How do you want the world to look like in fifteen years? In September 2015, the United Nations adopted seventeen goals and 169 sub targets that should end poverty, fight inequality and fix climate change by 2030. Five questions and answers about the Global Goals.
What are the Global Goals?
The Global Goals are seventeen sustainable development goals that should make the world a better place by 2030. According to the United Nations, the first and most important goal is ‘ending extreme poverty’. There are goals about health, education, water and sanitation, but there are also goals about sustainable energy, less inequality and fighting climate change.
What happened to the Millennium Development Goals?
The UN initiated the concept of ‘world development goals’ in the year 2000: eight Millennium Development Goals that end in 2015. It is difficult to measure the results of these goals and we don’t know how the world would have looked like without them. The goal to halve the proportion of people who live in extreme poverty has been met, according to the UN. However, without the economic growth of China, this wouldn’t have been possible. Goals about reducing mother and child mortality have been less successful: Each year, still 300.000 women die during their pregnancy, during labour or in the days after giving birth. The Global Goals continue where the Millennium Development Goals end, but are much more ambitious according to the UN.
What is different about these new goals?
The Global Goals do not only address development but also sustainability. And contrary to the Millennium Development Goals, the Global Goals aren’t exclusively developed by the United Nations. Everyone had the opportunity to have his or her say in creating the new agenda. People could vote for their top priorities through an online worldwide survey, MyWorld, UN employees would visit remote areas with the same survey on paper, so people without internet access had the chance to vote for their priorities as well. Worldwide almost 7.8 million people have voted for their top priorities. A special High Level Panel was appointed and a UN-Working Group that consisted of 70 countries, composed a list of seventeen goals on which the 193 Member States of the UN have negotiated during the months up to September 2015. The new sustainable development goals apply to all countries, instead of only to developing countries. Therefore we call them Global Goals. Whereas the Millennium Development Goals were mainly focused on development, these new goals take into account a broader range of topics such as human rights, economic growth, peace and security and climate.
Are the goals expensive? And who will pay the bill?
According to the World Bank, the Global Goals will cost the world trillions of dollars. Estimates go from 2 up to 4,5 trillion dollars each year, or about 4 percent of the global GDP. During the Third International Conference on Financing for Development in Addis Ababa in July 2015, developed countries promised to spend 0,7 percent of their GDP to development, but few countries actually commit to this amount.

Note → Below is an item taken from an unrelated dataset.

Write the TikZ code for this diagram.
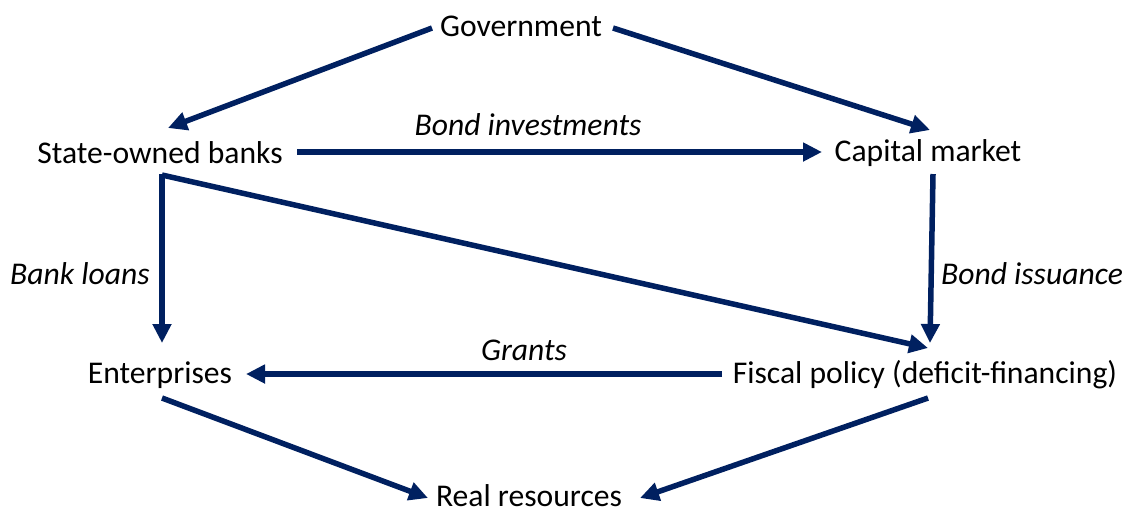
\documentclass[tikz,border=0pt]{standalone}
\usepackage{fontspec}
\setmainfont{Carlito}
\usetikzlibrary{arrows.meta}
\definecolor{navy}{HTML}{002060}
\begin{document}
\begin{tikzpicture}[x=0.02cm,y=-0.02cm,
  lbl/.style={inner sep=0pt,font=\fontsize{18pt}{22pt}\selectfont,text=black},
  ilbl/.style={lbl,font=\fontsize{18pt}{22pt}\selectfont\itshape},
  flow/.style={draw=navy,line width=0.11cm,-{Triangle[length=0.38cm,width=0.36cm]},fill=navy}]
\useasboundingbox (0,0) rectangle (1124,512);
\node[lbl] (gov) at (521,26) {Government};
\node[lbl] (sob) at (160,153) {State-owned banks};
\node[lbl] (cap) at (928,153) {Capital market};
\node[lbl] (ent) at (160,375) {Enterprises};
\node[lbl] (fis) at (925,375) {Fiscal policy (deficit-financing)};
\node[lbl] (real) at (529,496) {Real resources};
\node[ilbl] (lbi) at (528,125) {Bond investments};
\node[ilbl] (lbl) at (80,274) {Bank loans};
\node[ilbl] (lis) at (1032,274) {Bond issuance};
\node[ilbl] (lgr) at (524,350) {Grants};
\draw[flow] ([shift={(-89,2)}]gov.center) -- ([shift={(8,-25)}]sob.center);
\draw[flow] ([shift={(92,2)}]gov.center) -- ([shift={(2,-23)}]cap.center);
\draw[flow] ([shift={(137,-1)}]sob.center) -- ([shift={(-106,-1)}]cap.center);
\draw[flow] ([shift={(2,21)}]sob.center) -- ([shift={(2,-32)}]ent.center);
\draw[flow] ([shift={(2,22)}]sob.center) -- ([shift={(3,-27)}]fis.center);
\draw[flow] ([shift={(5,21)}]cap.center) -- ([shift={(5,-32)}]fis.center);
\draw[flow] ([shift={(-203,-1)}]fis.center) -- ([shift={(86,-1)}]ent.center);
\draw[flow] ([shift={(2,23)}]ent.center) -- ([shift={(-101,2)}]real.center);
\draw[flow] ([shift={(3,23)}]fis.center) -- ([shift={(111,2)}]real.center);
\end{tikzpicture}
\end{document}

But when talking about financing for the goals, we should also take into account money flows such as investments made by companies, fiscal reforms, and tackling problems like tax evasion.

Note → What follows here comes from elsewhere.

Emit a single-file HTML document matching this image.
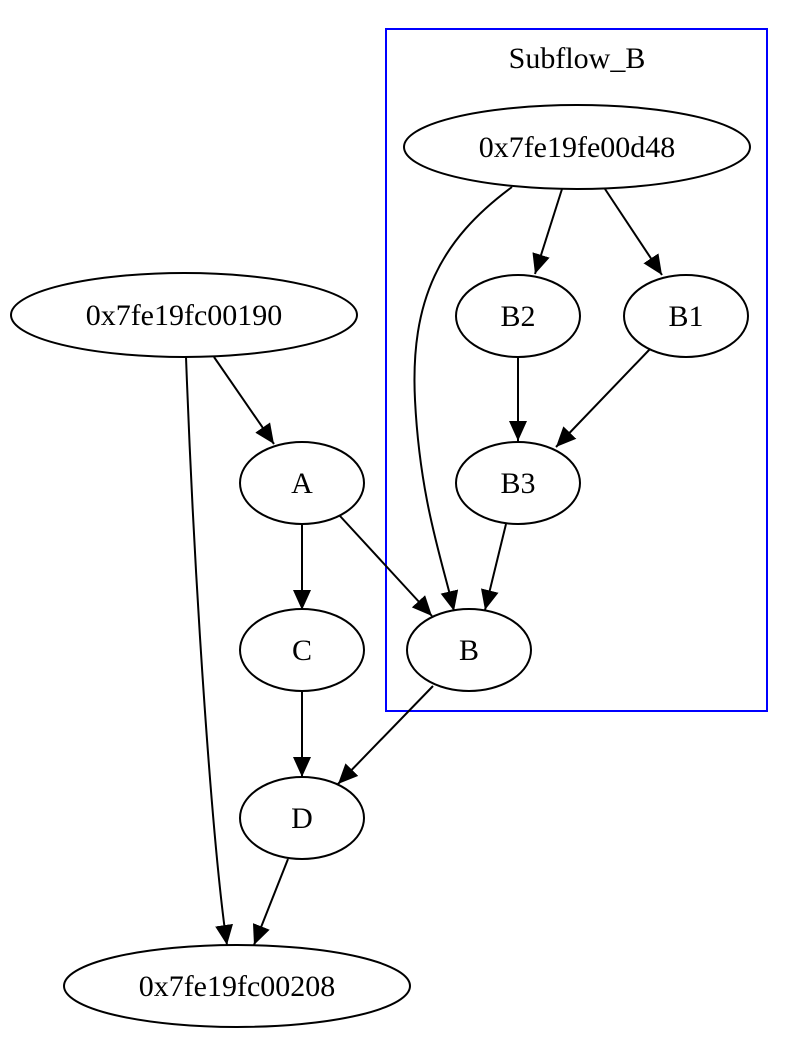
<!DOCTYPE html>
<html><head><meta charset="utf-8"><style>html,body{margin:0;padding:0;background:#fff;}svg{display:block}</style></head>
<body>
<svg width="794" height="1037" viewBox="0 0 794 1037" xmlns="http://www.w3.org/2000/svg">
<defs>
<marker id="ah" markerUnits="userSpaceOnUse" markerWidth="22" markerHeight="20" refX="20" refY="9" orient="auto">
<path d="M0,0 L20,9 L0,18 Z" fill="#000"/>
</marker>
</defs>
<rect x="386" y="29" width="381" height="682" fill="none" stroke="#0000ff" stroke-width="2"/>
<g font-family="'Liberation Serif', serif" font-size="32" text-anchor="middle" fill="#000">
<text x="577" y="68" font-size="30">Subflow_B</text>
</g>
<g fill="none" stroke="#000" stroke-width="2">
<ellipse cx="577" cy="147" rx="173" ry="42"/>
<ellipse cx="518" cy="316" rx="62" ry="41"/>
<ellipse cx="686" cy="316" rx="62" ry="41"/>
<ellipse cx="518" cy="483" rx="62" ry="41"/>
<ellipse cx="469" cy="650" rx="62" ry="41"/>
<ellipse cx="184" cy="315" rx="173" ry="42"/>
<ellipse cx="302" cy="483" rx="62" ry="41"/>
<ellipse cx="302" cy="650" rx="62" ry="41"/>
<ellipse cx="302" cy="818" rx="62" ry="41"/>
<ellipse cx="237" cy="986" rx="173" ry="41"/>
<path d="M562,189 L535,274" marker-end="url(#ah)"/>
<path d="M605,189 L662,275" marker-end="url(#ah)"/>
<path d="M512,187 C440,240 410,300 415,400 C420,500 442,560 454,611" marker-end="url(#ah)"/>
<path d="M518,357 L518,441" marker-end="url(#ah)"/>
<path d="M650,349 L556,447" marker-end="url(#ah)"/>
<path d="M506,524 L485,610" marker-end="url(#ah)"/>
<path d="M214,357 L274,444" marker-end="url(#ah)"/>
<path d="M186,357 C195,600 213,850 227,945" marker-end="url(#ah)"/>
<path d="M302,524 L302,610" marker-end="url(#ah)"/>
<path d="M340,516 L432,616" marker-end="url(#ah)"/>
<path d="M302,691 L302,777" marker-end="url(#ah)"/>
<path d="M433,686 L338,784" marker-end="url(#ah)"/>
<path d="M288,859 L254,945" marker-end="url(#ah)"/>
</g>
<g font-family="'Liberation Serif', serif" font-size="30" text-anchor="middle" fill="#000">
<text x="577" y="157">0x7fe19fe00d48</text>
<text x="518" y="326">B2</text>
<text x="686" y="326">B1</text>
<text x="518" y="493">B3</text>
<text x="469" y="660">B</text>
<text x="184" y="325">0x7fe19fc00190</text>
<text x="302" y="493">A</text>
<text x="302" y="660">C</text>
<text x="302" y="828">D</text>
<text x="237" y="996">0x7fe19fc00208</text>
</g>
</svg>
</body></html>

How are the Global Goals linked to me?
Clothes you buy at your local retail store are largely being produced abroad in countries such as Bangladesh or Ethiopia. Because of your t-shirt you are connected to the working conditions in those countries, and for example the amount of water that is being used while producing it. For example, by paying attention to buying fair and sustainable products you contribute to goal 12: responsible consumption and production. And maybe even to goal number 8: decent work and economic growth. So by your choices and actions you too can contribute to achieving the Global Goals.